ROCKSTEAD CUTTING TESTS
Rockstead regularly demonstrates its knives under controlled cutting conditions to show how steel, geometry, coating, and edge finishing work together. These tests are not simply proof of factory-fresh sharpness. Any well-sharpened knife can be impressive at the start. Rockstead's demonstrations are meant to show how well cutting ability holds up after repeated use.
Company demonstrations show a ZDP189 blade cutting through roughly 1,000 lengths of 25 mm Manila rope with no damage and clean cutting, while still slicing paper with ease. This reflects the high hardness and wear resistance of ZDP189, combined with Rockstead's heat treatment, geometry, and mirror edge finishing. YXR7 demonstrations focus on toughness as well as edge retention. Rockstead shows YXR7 blades cutting or chopping dry bamboo without nicking the edge and cutting roughly 500 lengths of 25 mm Manila rope while retaining useful sharpness. The right takeaway is not that Rockstead knives should be misused.
The right takeaway is that the blade is engineered as a single system. Steel hardness, geometry, surface finishing, and edge support all work together. The tests show what happens when these elements are properly aligned. Independent testing adds further evidence. The BEETLE DLC model was tested by the American publication Tactical Knife over three months of continuous cardboard cutting using a blade-testing machine. At the end of the test, the knife was reported to have retained strong cutting performance. These third-party results complement Rockstead's own demonstrations. They show durability under extended, practical cutting — not a license to pry, twist, chop hard bone, or cut on unyielding surfaces. The tests are not permission to abuse the knife. They are evidence that the system works.
ROCKSTEAD SRATEGIC SELECTOR GUIDE
Choose ZDP189 if your top priorities are maximum edge retention, stainless steel, precise slicing, and long cutting sessions with minimal sharpening.
Choose YXR7 if your work involves tougher cutting conditions or repeated intensive use, where extra toughness matters more than maximum possible wear resistance. Keep in mind that YXR7 requires more careful maintenance, since the exposed cutting edge is not stainless. When comparing individual models, blade geometry should also be considered.
Choose Honzukuri for uninterrupted, drag-reducing convex slicing, strong support behind the apex, and controlled performance under firm downward pressure.
Choose Shinogizukuri for a disciplined plane-based cutting geometry familiar to serious knife users, refined through Japanese shinogi logic, variable edge angle, mirror finishing, and clearer structural definition from heel to tip.
Handle construction should also factor into your choice. Titanium offers strength, precision, and a premium feel. Aluminum or duralumin can reduce the knife's weight and keep it lively in hand. Carbon fiber lowers mass and shifts the balance. Stingray leather, Micarta, ebonite, ironwood, and other decorative materials should be seen as model-specific choices rather than generic decoration.

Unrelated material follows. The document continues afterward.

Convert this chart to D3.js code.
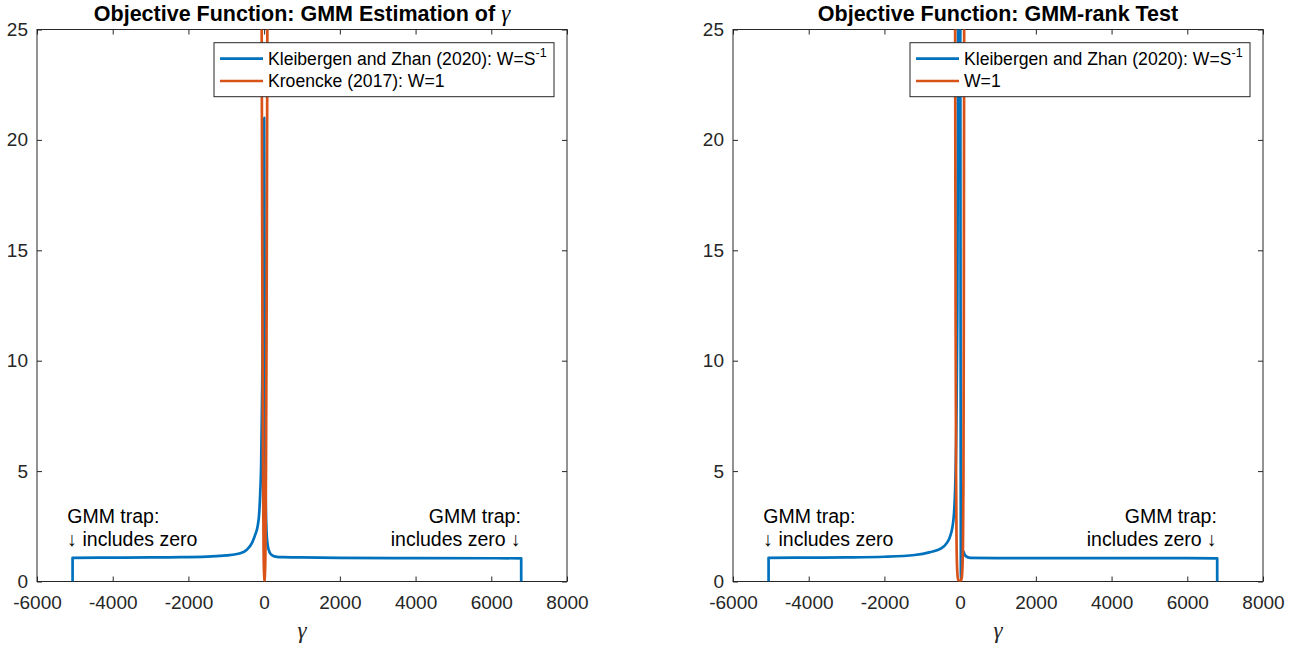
<!DOCTYPE html>
<html>
<head>
<meta charset="utf-8">
<title>Objective Function</title>
<script src="https://cdn.jsdelivr.net/npm/d3@7"></script>
<style>
  body { margin: 0; background: #fff; }
  svg { display: block; font-family: "Liberation Sans", Arial, sans-serif; }
</style>
</head>
<body>
<script>
// tick values
const xTicks = [-6000, -4000, -2000, 0, 2000, 4000, 6000, 8000];
const yTicks = [0, 5, 10, 15, 20, 25];

// left panel, [gamma, objective]
const kzEst = [[-5060, 0], [-5060, 1.07], [-4000, 1.08], [-3000, 1.09], [-2200, 1.1], [-1500, 1.13],
  [-1000, 1.18], [-630, 1.28], [-450, 1.45], [-320, 1.75], [-240, 2.1], [-172, 2.5], [-130, 3.1],
  [-100, 4.15], [-80, 5.2], [-66, 6.9], [-50, 9], [-35, 12], [-20, 16], [-8, 19.5], [0, 21],
  [20, 9], [40, 4], [60, 2.4], [92, 1.66], [150, 1.3], [200, 1.2], [296, 1.13], [500, 1.1],
  [956, 1.09], [2000, 1.07], [4000, 1.06], [6790, 1.05], [6790, 0]];
const kroencke = [[-130, 60], [-65, 25], [-45, 12], [-30, 5.5], [-15, 1.5], [0, 0.3], [10, 0],
  [20, 0.3], [35, 1.5], [50, 5.5], [65, 12], [85, 25], [150, 60]];

// right panel
const kzRank = [[-5060, 0], [-5060, 1.07], [-4000, 1.08], [-3000, 1.09], [-2000, 1.12], [-1200, 1.2],
  [-794, 1.33], [-500, 1.5], [-350, 1.75], [-265, 2.04], [-177, 2.8], [-132, 4.2], [-100, 7],
  [-75, 12], [-60, 20], [-50, 30], [0, 30], [10, 15], [15, 5], [18, 1], [22, 0.1], [50, 0.8],
  [87, 1.36], [110, 1.25], [150, 1.15], [265, 1.07], [1000, 1.06], [4000, 1.06], [6790, 1.05], [6790, 0]];
const rankW1 = [[-160, 60], [-132, 25], [-120, 12], [-106, 4.6], [-95, 1.8], [-80, 0.6], [-55, 0.1],
  [-10, 0], [35, 0.1], [60, 0.6], [75, 1.8], [87, 4.6], [97, 12], [106, 25], [125, 60]];

const seriesColors = ["#0072BD", "#D95319"];

const panels = [
  { left: 37, title: "Objective Function: GMM Estimation of ", gamma: true,
    series: [kzEst, kroencke], names: ["Kleibergen and Zhan (2020): W=S", "Kroencke (2017): W=1"] },
  { left: 733, title: "Objective Function: GMM-rank Test", gamma: false,
    series: [kzRank, rankW1], names: ["Kleibergen and Zhan (2020): W=S", "W=1"] }
];

const W = 1296, H = 646;
const pw = 530, plotTop = 29.5, plotBottom = 581.5;
const axisColor = "#262626";

const svg = d3.select("body").append("svg")
  .attr("width", W)
  .attr("height", H);

panels.forEach(function (p, i) {
  const x = d3.scaleLinear().domain([-6000, 8000]).range([p.left, p.left + pw]);
  const y = d3.scaleLinear().domain([0, 25]).range([plotBottom, plotTop]);

  const g = svg.append("g");

  // clip area
  svg.append("clipPath").attr("id", "clip" + i)
    .append("rect")
    .attr("x", p.left).attr("y", plotTop)
    .attr("width", pw).attr("height", plotBottom - plotTop);

  // ticks inward on all sides
  g.append("g")
    .attr("transform", "translate(0," + plotBottom + ")")
    .call(d3.axisBottom(x).tickValues(xTicks).tickSize(-5).tickPadding(14)
      .tickFormat(function (d) { return String(d); }))
    .call(function (a) { a.select(".domain").remove(); });
  g.append("g")
    .attr("transform", "translate(0," + plotTop + ")")
    .call(d3.axisTop(x).tickValues(xTicks).tickSize(-5).tickFormat(""))
    .call(function (a) { a.select(".domain").remove(); });
  g.append("g")
    .attr("transform", "translate(" + p.left + ",0)")
    .call(d3.axisLeft(y).tickValues(yTicks).tickSize(-5).tickPadding(9))
    .call(function (a) { a.select(".domain").remove(); });
  g.append("g")
    .attr("transform", "translate(" + (p.left + pw) + ",0)")
    .call(d3.axisRight(y).tickValues(yTicks).tickSize(-5).tickFormat(""))
    .call(function (a) { a.select(".domain").remove(); });

  g.selectAll(".tick line").attr("stroke", axisColor);
  g.selectAll(".tick text")
    .attr("fill", axisColor)
    .style("font-size", "19px")
    .style("font-family", "'Liberation Sans', Arial, sans-serif");

  // the box
  g.append("rect")
    .attr("x", p.left).attr("y", plotTop)
    .attr("width", pw).attr("height", plotBottom - plotTop)
    .attr("fill", "none")
    .attr("stroke", axisColor)
    .attr("stroke-width", 1);

  // lines
  const line = d3.line()
    .x(function (d) { return x(d[0]); })
    .y(function (d) { return y(d[1]); })
    .curve(d3.curveMonotoneX);

  g.append("g").attr("clip-path", "url(#clip" + i + ")")
    .selectAll("path")
    .data(p.series)
    .enter()
    .append("path")
    .attr("d", line)
    .attr("fill", "none")
    .attr("stroke", function (d, k) { return seriesColors[k]; })
    .attr("stroke-width", 2.7)
    .attr("stroke-linejoin", "round");

  // title
  const t = g.append("text")
    .attr("x", p.left + pw / 2)
    .attr("y", 20.5)
    .attr("text-anchor", "middle")
    .style("font-size", "21.5px")
    .style("font-weight", "bold")
    .attr("fill", "#000")
    .text(p.title);
  if (p.gamma) {
    t.append("tspan")
      .style("font-family", "'Liberation Serif', 'DejaVu Serif', serif")
      .style("font-style", "italic")
      .style("font-weight", "normal")
      .style("font-size", "23px")
      .text("γ");
  }

  // x label
  g.append("text")
    .attr("x", p.left + pw / 2)
    .attr("y", 638)
    .attr("text-anchor", "middle")
    .style("font-family", "'Liberation Serif', 'DejaVu Serif', serif")
    .style("font-style", "italic")
    .style("font-size", "23px")
    .attr("fill", axisColor)
    .text("γ");

  // annotations
  const leftA = g.append("text")
    .style("font-size", "19.5px")
    .attr("fill", "#000");
  leftA.append("tspan").attr("x", x(-5200)).attr("y", 523).text("GMM trap:");
  leftA.append("tspan").attr("x", x(-5200)).attr("y", 546).text("↓ includes zero");

  const rightA = g.append("text")
    .attr("text-anchor", "end")
    .style("font-size", "19.5px")
    .attr("fill", "#000");
  rightA.append("tspan").attr("x", x(6780)).attr("y", 523).text("GMM trap:");
  rightA.append("tspan").attr("x", x(6780)).attr("y", 546).text("includes zero ↓");

  // legend
  const lx = p.left + pw - 353, ly = 42.7, lw = 340, lh = 54;
  const leg = g.append("g");
  leg.append("rect")
    .attr("x", lx).attr("y", ly)
    .attr("width", lw).attr("height", lh)
    .attr("fill", "#fff")
    .attr("stroke", axisColor)
    .attr("stroke-width", 1);
  p.names.forEach(function (name, k) {
    const ry = ly + 16 + k * 22.3;
    leg.append("line")
      .attr("x1", lx + 6).attr("x2", lx + 49)
      .attr("y1", ry).attr("y2", ry)
      .attr("stroke", seriesColors[k])
      .attr("stroke-width", 2.7);
    const lt = leg.append("text")
      .attr("x", lx + 54)
      .attr("y", ry + 6.3)
      .style("font-size", "17.6px")
      .attr("fill", "#000")
      .text(name);
    if (k === 0) {
      lt.append("tspan")
        .attr("dy", -8)
        .style("font-size", "12.5px")
        .text("-1");
    }
  });
});
</script>
</body>
</html>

Finally, for exact steel specification, cladding, blade coating, handle coating, lock type, blade thickness, and handle material, refer to the specific product page. Rockstead's technical specifications can vary by model and by production generation. The right Rockstead is not the one with the most extreme specification. It is the one whose balance matches the owner’s use and standards. A Rockstead knife is the embodiment of that balance.